A giant asteroid classified by astronomers as "potentially hazardous" is set to become the largest to pass earth this year.

The two-mile-long rock is expected to race past on Wednesday, coming within 4 million miles of the planet.

An image of the asteroid taken by scientists at the Arecibo Observatory in Puerto Rico
An image of the asteroid taken by scientists at the Arecibo Observatory in Puerto Rico

Called Asteroid (52768) 1998 OR2, is thought to be travelling at almost 19,500 miles per hour.

Images taken by experts from the Arecibo Observatory in Puerto Rico have revealed that it has a number of hills and ridges across its surface.

It will not be bright enough to see with the naked eye - but amateur observers will be able to watch its journey across the sky using telescopes.

The Center for Near Earth Objects has categorised it as a "potentially dangerous asteroid" as a result of its size and proximity to earth.

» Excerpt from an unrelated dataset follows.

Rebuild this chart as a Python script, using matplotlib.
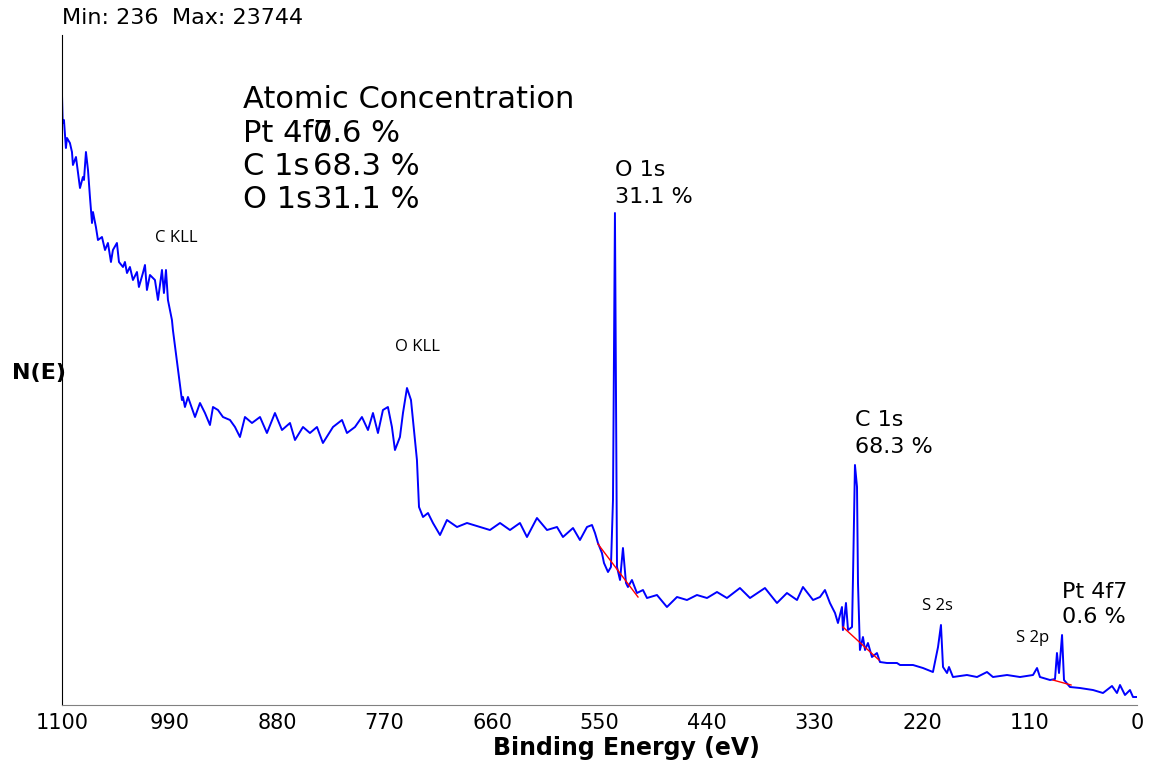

The Nasa-tracked rock's orbit is also expected to bring the object within a million miles of earth in 2079.

The asteroid is set to whizz past earth this week. Stock picture
The asteroid is set to whizz past earth this week. Stock picture

This week's flyby comes just a few days after residents across the UK spotted trains of lights across produced by Elon Musk's Space X programme - dubbed Starlink.

The project aims to put thousands of small, low-orbit satellites above the Earth in order to improve internet service across the globe.